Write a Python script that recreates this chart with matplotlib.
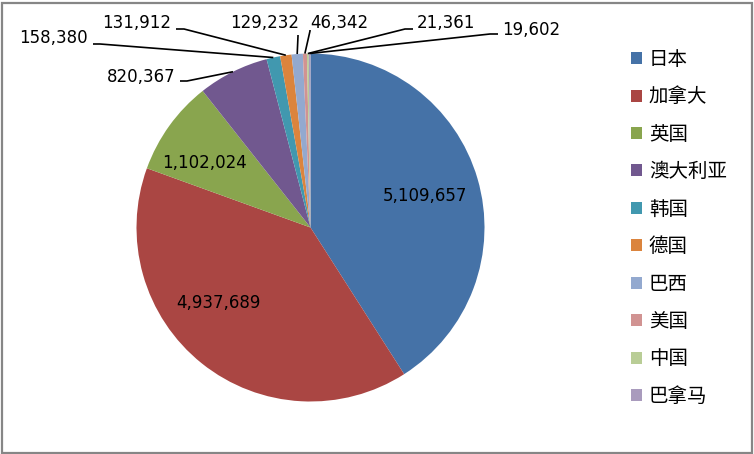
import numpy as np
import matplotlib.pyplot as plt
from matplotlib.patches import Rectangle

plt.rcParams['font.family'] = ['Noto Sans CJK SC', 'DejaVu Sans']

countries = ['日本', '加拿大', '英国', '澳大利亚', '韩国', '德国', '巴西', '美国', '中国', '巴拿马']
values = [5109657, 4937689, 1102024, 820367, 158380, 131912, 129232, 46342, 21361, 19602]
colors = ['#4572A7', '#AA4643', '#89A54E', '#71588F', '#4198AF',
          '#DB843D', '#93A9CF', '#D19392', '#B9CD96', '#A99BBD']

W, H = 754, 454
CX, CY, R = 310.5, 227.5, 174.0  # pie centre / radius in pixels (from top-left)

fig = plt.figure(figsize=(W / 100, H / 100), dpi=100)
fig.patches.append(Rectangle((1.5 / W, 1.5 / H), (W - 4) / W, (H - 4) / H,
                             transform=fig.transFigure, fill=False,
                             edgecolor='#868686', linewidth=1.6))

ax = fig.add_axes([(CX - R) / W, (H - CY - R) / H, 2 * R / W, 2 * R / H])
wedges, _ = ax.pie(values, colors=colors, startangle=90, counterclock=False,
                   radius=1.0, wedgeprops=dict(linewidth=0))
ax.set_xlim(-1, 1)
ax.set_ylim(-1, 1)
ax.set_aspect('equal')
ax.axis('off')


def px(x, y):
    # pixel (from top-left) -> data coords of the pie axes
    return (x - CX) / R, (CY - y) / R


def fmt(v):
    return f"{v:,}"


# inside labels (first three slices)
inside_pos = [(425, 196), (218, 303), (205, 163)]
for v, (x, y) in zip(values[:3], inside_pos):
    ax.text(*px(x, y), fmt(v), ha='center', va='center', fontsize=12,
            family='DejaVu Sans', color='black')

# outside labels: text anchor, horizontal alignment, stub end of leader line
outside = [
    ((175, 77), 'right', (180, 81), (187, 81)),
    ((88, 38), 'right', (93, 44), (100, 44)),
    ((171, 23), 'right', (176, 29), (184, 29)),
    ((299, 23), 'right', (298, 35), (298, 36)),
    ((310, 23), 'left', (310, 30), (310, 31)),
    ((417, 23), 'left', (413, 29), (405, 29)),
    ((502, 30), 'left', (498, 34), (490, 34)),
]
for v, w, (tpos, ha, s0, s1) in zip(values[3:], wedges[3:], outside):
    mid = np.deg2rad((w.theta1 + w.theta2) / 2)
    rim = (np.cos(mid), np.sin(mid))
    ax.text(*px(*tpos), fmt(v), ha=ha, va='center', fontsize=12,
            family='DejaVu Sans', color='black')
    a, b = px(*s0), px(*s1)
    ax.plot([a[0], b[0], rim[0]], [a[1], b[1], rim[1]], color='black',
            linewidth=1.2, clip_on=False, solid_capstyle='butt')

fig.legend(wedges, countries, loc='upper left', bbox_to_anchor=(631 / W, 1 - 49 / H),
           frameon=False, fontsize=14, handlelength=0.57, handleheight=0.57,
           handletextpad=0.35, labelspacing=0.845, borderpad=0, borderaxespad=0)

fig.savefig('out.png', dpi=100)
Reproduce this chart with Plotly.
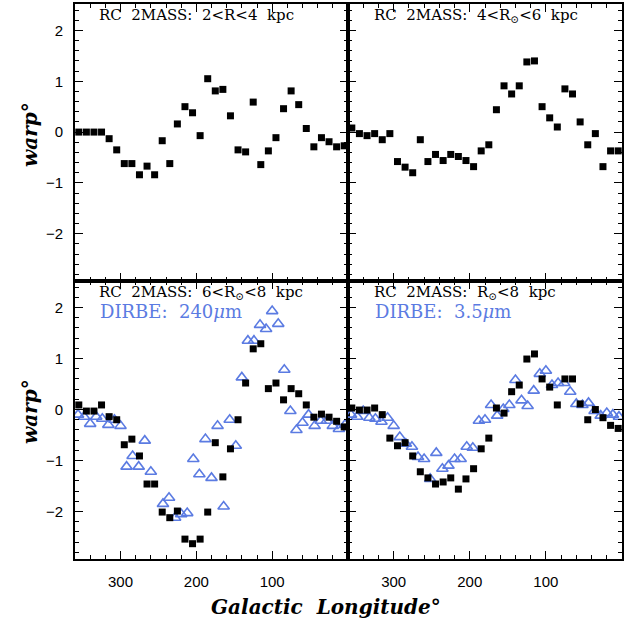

+-------+

WHAT NEEDS TO BE DONE:
Retype the whole listing, keeping every line identical and omitting all pictures.

EXERCISE ANSWER:
Write a Python script that recreates this chart with matplotlib.
import numpy as np
import matplotlib.pyplot as plt
from matplotlib.patches import Rectangle

plt.rcParams['font.family'] = ['Noto Sans CJK SC', 'DejaVu Sans']

countries = ['日本', '加拿大', '英国', '澳大利亚', '韩国', '德国', '巴西', '美国', '中国', '巴拿马']
values = [5109657, 4937689, 1102024, 820367, 158380, 131912, 129232, 46342, 21361, 19602]
colors = ['#4572A7', '#AA4643', '#89A54E', '#71588F', '#4198AF',
          '#DB843D', '#93A9CF', '#D19392', '#B9CD96', '#A99BBD']

W, H = 754, 454
CX, CY, R = 310.5, 227.5, 174.0  # pie centre / radius in pixels (from top-left)

fig = plt.figure(figsize=(W / 100, H / 100), dpi=100)
fig.patches.append(Rectangle((1.5 / W, 1.5 / H), (W - 4) / W, (H - 4) / H,
                             transform=fig.transFigure, fill=False,
                             edgecolor='#868686', linewidth=1.6))

ax = fig.add_axes([(CX - R) / W, (H - CY - R) / H, 2 * R / W, 2 * R / H])
wedges, _ = ax.pie(values, colors=colors, startangle=90, counterclock=False,
                   radius=1.0, wedgeprops=dict(linewidth=0))
ax.set_xlim(-1, 1)
ax.set_ylim(-1, 1)
ax.set_aspect('equal')
ax.axis('off')


def px(x, y):
    # pixel (from top-left) -> data coords of the pie axes
    return (x - CX) / R, (CY - y) / R


def fmt(v):
    return f"{v:,}"


# inside labels (first three slices)
inside_pos = [(425, 196), (218, 303), (205, 163)]
for v, (x, y) in zip(values[:3], inside_pos):
    ax.text(*px(x, y), fmt(v), ha='center', va='center', fontsize=12,
            family='DejaVu Sans', color='black')

# outside labels: text anchor, horizontal alignment, stub end of leader line
outside = [
    ((175, 77), 'right', (180, 81), (187, 81)),
    ((88, 38), 'right', (93, 44), (100, 44)),
    ((171, 23), 'right', (176, 29), (184, 29)),
    ((299, 23), 'right', (298, 35), (298, 36)),
    ((310, 23), 'left', (310, 30), (310, 31)),
    ((417, 23), 'left', (413, 29), (405, 29)),
    ((502, 30), 'left', (498, 34), (490, 34)),
]
for v, w, (tpos, ha, s0, s1) in zip(values[3:], wedges[3:], outside):
    mid = np.deg2rad((w.theta1 + w.theta2) / 2)
    rim = (np.cos(mid), np.sin(mid))
    ax.text(*px(*tpos), fmt(v), ha=ha, va='center', fontsize=12,
            family='DejaVu Sans', color='black')
    a, b = px(*s0), px(*s1)
    ax.plot([a[0], b[0], rim[0]], [a[1], b[1], rim[1]], color='black',
            linewidth=1.2, clip_on=False, solid_capstyle='butt')

fig.legend(wedges, countries, loc='upper left', bbox_to_anchor=(631 / W, 1 - 49 / H),
           frameon=False, fontsize=14, handlelength=0.57, handleheight=0.57,
           handletextpad=0.35, labelspacing=0.845, borderpad=0, borderaxespad=0)

fig.savefig('out.png', dpi=100)
Reproduce this chart with Plotly.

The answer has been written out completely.